Mr. M.S. contends that the trial court's "decision was against the manifest weight of the
evidence," but he does not even try to assess each of the Willhite factors to show that the
child should have been stripped entirely of Dr. A.F.'s last name. Id. He did not establish at
the trial court that eliminating "F." from C.'s last name was in C.'s best interest. Compare
D.W. at ¶ 10 ("When there is insufficient evidence as a matter of law that a name change is
in the best interest of the child, a trial court's judgment changing a child's surname must
be reversed").
{¶ 26} The trial court did not abuse its discretion in finding that a review of the
Willhite factors did not favor eliminating the mother's surname from the child's when
adding the father's. Because Mr. M.S. presents us with no real argument as to most of the
No. 21AP-619 11
factors, our summary will be brief. See, e.g., In re C.C.M., 10th Dist. No. 12AP-90, 2012-
Ohio-5037, ¶ 31 (trial court did not abuse its discretion where Willhite factors supported its
decision). We find no abuse of discretion in the magistrate's conclusion as adopted by the
trial court that the factors weigh in favor of the hyphenated last name (and that Mr. M.S.

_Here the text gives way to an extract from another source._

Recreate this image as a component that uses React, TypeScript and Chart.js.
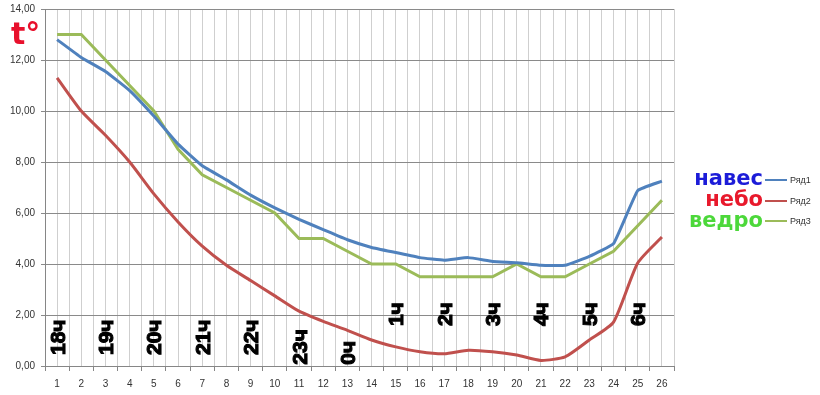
import React, { useEffect, useRef } from "react";
import { Chart, registerables } from "chart.js";

Chart.register(...registerables);

const categories = [1, 2, 3, 4, 5, 6, 7, 8, 9, 10, 11, 12, 13, 14, 15, 16, 17, 18, 19, 20, 21, 22, 23, 24, 25, 26];
const series1 = [12.8, 12.1, 11.55, 10.8, 9.8, 8.7, 7.85, 7.3, 6.7, 6.2, 5.75, 5.35, 4.95, 4.65, 4.45, 4.25, 4.15, 4.25, 4.1, 4.05, 3.95, 3.95, 4.3, 4.8, 6.88, 7.25];
const series2 = [11.3, 10.0, 9.05, 8.0, 6.75, 5.65, 4.7, 3.95, 3.35, 2.75, 2.15, 1.75, 1.4, 1.02, 0.75, 0.56, 0.48, 0.62, 0.56, 0.43, 0.22, 0.36, 1.02, 1.72, 4.04, 5.06];
const series3 = [13, 13, 12, 11, 10, 8.5, 7.5, 7, 6.5, 6, 5, 5, 4.5, 4, 4, 3.5, 3.5, 3.5, 3.5, 4, 3.5, 3.5, 4, 4.5, 5.5, 6.5];
const seriesNames = ["Ряд1", "Ряд2", "Ряд3"];
const legendWords = ["навес", "небо", "ведро"];
const hourLabels = ["18ч", "19ч", "20ч", "21ч", "22ч", "23ч", "0ч", "1ч", "2ч", "3ч", "4ч", "5ч", "6ч"];
const hourCategories = [1, 3, 5, 7, 9, 11, 13, 15, 17, 19, 21, 23, 25];
const yTickValues = [0, 2, 4, 6, 8, 10, 12, 14];

// annotation anchors (value on y axis where the rotated label starts / ends)
const hourAnchor = [0.43, 0.43, 0.43, 0.43, 0.43, 0.05, 0.05, 2.5, 2.5, 2.5, 2.5, 2.5, 2.5];
const hourAlign = ["start", "start", "start", "start", "start", "start", "start", "end", "end", "end", "end", "end", "end"];

const lineColors = ["#4F81BD", "#C0504D", "#9BBB59"];
const wordColors = ["#1c1cd8", "#e8192c", "#4cd83a"];

const hourPlugin = {
  id: "hourLabels",
  afterDatasetsDraw(chart: any) {
    const ctx = chart.ctx;
    const xs = chart.scales.x;
    const ys = chart.scales.y;
    ctx.save();
    ctx.font = "bold 21px 'Liberation Sans', Arial, sans-serif";
    ctx.fillStyle = "#000";
    ctx.strokeStyle = "#000";
    ctx.lineWidth = 1.1;
    ctx.textBaseline = "alphabetic";
    hourLabels.forEach((t, i) => {
      const px = xs.getPixelForValue(hourCategories[i]);
      const py = ys.getPixelForValue(hourAnchor[i]);
      ctx.save();
      ctx.translate(px + 7.5, py);
      ctx.rotate(-Math.PI / 2);
      ctx.textAlign = hourAlign[i] === "start" ? "left" : "right";
      ctx.fillText(t, 0, 0);
      ctx.strokeText(t, 0, 0);
      ctx.restore();
    });
    ctx.restore();
  },
};

export default function App() {
  const ref = useRef<HTMLCanvasElement | null>(null);

  useEffect(() => {
    document.body.style.margin = "0";
    if (!ref.current) return;
    const mk = (arr: number[]) => categories.map((c, i) => ({ x: c, y: arr[i] }));
    const halfTicks: number[] = [];
    for (let v = 0.5; v <= 26.5; v += 0.5) halfTicks.push(v);
    const chart = new Chart(ref.current, {
      type: "line",
      data: {
        datasets: [
          { label: seriesNames[0], data: mk(series1), borderColor: lineColors[0], borderWidth: 3, pointRadius: 0, tension: 0.1 },
          { label: seriesNames[1], data: mk(series2), borderColor: lineColors[1], borderWidth: 3, pointRadius: 0, tension: 0.2 },
          { label: seriesNames[2], data: mk(series3), borderColor: lineColors[2], borderWidth: 3, pointRadius: 0, tension: 0 },
        ],
      },
      options: {
        animation: false,
        responsive: false,
        maintainAspectRatio: false,
        layout: { padding: { left: 0, right: 146, top: 9, bottom: 0 } },
        plugins: { legend: { display: false }, tooltip: { enabled: false } },
        scales: {
          x: {
            type: "linear",
            min: 0.5,
            max: 26.5,
            afterBuildTicks: (s: any) => {
              s.ticks = halfTicks.map((v) => ({ value: v }));
            },
            afterFit: (s: any) => {
              s.height = 29;
              s.paddingLeft = 0;
              s.paddingRight = 0;
            },
            ticks: {
              autoSkip: false,
              maxRotation: 0,
              padding: 7,
              color: "#333",
              font: { family: "'Liberation Sans', Arial, sans-serif", size: 10 },
              callback: (v: any) => (Number.isInteger(v) ? String(v) : ""),
            },
            grid: {
              color: "#cfcfcf",
              tickLength: 5,
              tickColor: (c: any) => (c.tick && Number.isInteger(c.tick.value) ? "rgba(0,0,0,0)" : "#868686"),
            },
            border: { color: "#868686" },
          },
          y: {
            min: 0,
            max: 14,
            afterBuildTicks: (s: any) => {
              s.ticks = yTickValues.map((v) => ({ value: v }));
            },
            afterFit: (s: any) => {
              s.width = 45;
              s.paddingTop = 0;
              s.paddingBottom = 0;
            },
            ticks: {
              padding: 6,
              color: "#333",
              font: { family: "'Liberation Sans', Arial, sans-serif", size: 10 },
              callback: (v: any) => Number(v).toFixed(2).replace(".", ","),
            },
            grid: { color: "#8a8a8a", tickLength: 4, tickColor: "#8a8a8a" },
            border: { color: "#868686" },
          },
        },
      },
      plugins: [hourPlugin],
    } as any);
    return () => chart.destroy();
  }, []);

  const wordTops = [168, 189, 210];
  const lineYs = [180, 201, 221];

  return (
    <div style={{ position: "relative", width: 820, height: 395, background: "#fff", overflow: "hidden" }}>
      <canvas ref={ref} width={820} height={395} style={{ position: "absolute", left: 0, top: 0, width: 820, height: 395 }} />
      <div
        style={{
          position: "absolute",
          left: 11,
          top: 19,
          fontFamily: "'DejaVu Sans', sans-serif",
          fontWeight: "bold",
          fontSize: 30,
          lineHeight: "30px",
          color: "#e8102c",
        }}
      >
        t°
      </div>
      {legendWords.map((w, i) => (
        <div
          key={w}
          style={{
            position: "absolute",
            right: 820 - 763,
            top: wordTops[i],
            fontFamily: "'DejaVu Sans', sans-serif",
            fontWeight: "bold",
            fontSize: 21,
            lineHeight: "21px",
            color: wordColors[i],
            whiteSpace: "nowrap",
          }}
        >
          {w}
        </div>
      ))}
      {seriesNames.map((n, i) => (
        <React.Fragment key={n}>
          <div style={{ position: "absolute", left: 765, top: lineYs[i] - 1, width: 22, height: 2, background: lineColors[i] }} />
          <div
            style={{
              position: "absolute",
              left: 790,
              top: lineYs[i] - 6,
              fontFamily: "'Liberation Sans', Arial, sans-serif",
              fontSize: 9,
              lineHeight: "12px",
              color: "#333",
              whiteSpace: "nowrap",
            }}
          >
            {n}
          </div>
        </React.Fragment>
      ))}
    </div>
  );
}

did not establish that replacing "F." with "S." alone would be in the child's best interest).
That is, the trial court did not abuse its discretion in considering:
a. the preservation and development of C.'s relationship with
"each parent" (here, the order provides for the surname of each
parent to be included in the hyphenated last name; see also
Magistrate's Decision at 6 ("[C.] recognizes Dr. [A.F.] and Mr.
[M.S.] as his parents."));
b. C.'s identification as part of one "family unit" (ditto, with C.'s
surname not severed from relatives on either side of his family,
see Magistrate's Decision at 6; Tr. at 125 [Mr. M.S. testifies that
hyphenated surname would not cause C. to lose identification
as part of the S. family unit]);
c. the "length of time" C. has used the "F." surname ("his entire
life," Magistrate's Decision at 6; see also Tr. at 50 [Mr. M.S.
acknowledges that C. "knows the name [C.L.F.]"]; Tr. at 269
[Dr. A.F. testifies that C. plays at being "Dr. [C.F.]" on toy
telephone]);
d. that C. was not yet three years old at the time of the hearing,
and had not yet turned four at the time of the trial court's
judgment (see Magistrate's Decision at 2);
e. that with the hyphenated surname, C.'s name would contain
the surname of each "residential parent" (see Judgment Entry
at 5, noting that "both parents" are designated as "residential
parents," with Mr. M.S. being the residential parent "for school
placement purposes");
f. that a hyphenated surname, combining the last names of both
of C.'s parents, " 'may aid in avoiding confusion and
embarrassment' rather than causing it: 'The child with a
combined surname does not have to explain why his or her last
name is different,' " (Judgment Entry at 6, quoting Willhite at
33 with emphasis added);
g. that "[n]either parent has failed to maintain contact or support
with [C.]," with both parents operating under a shared
No. 21AP-619 12
parenting agreement by which C. lives with each parent for an
equal amount of time (Magistrate's Decision at 6, 3); and
h. that a child's name is not " 'a piece of property to be bargained
over,' " Judgment Entry at 5, quoting Willhite at 31, and that
"[a]t hearing, Mr. [M.S.'s] counsel confirmed that Mr. [M.S.]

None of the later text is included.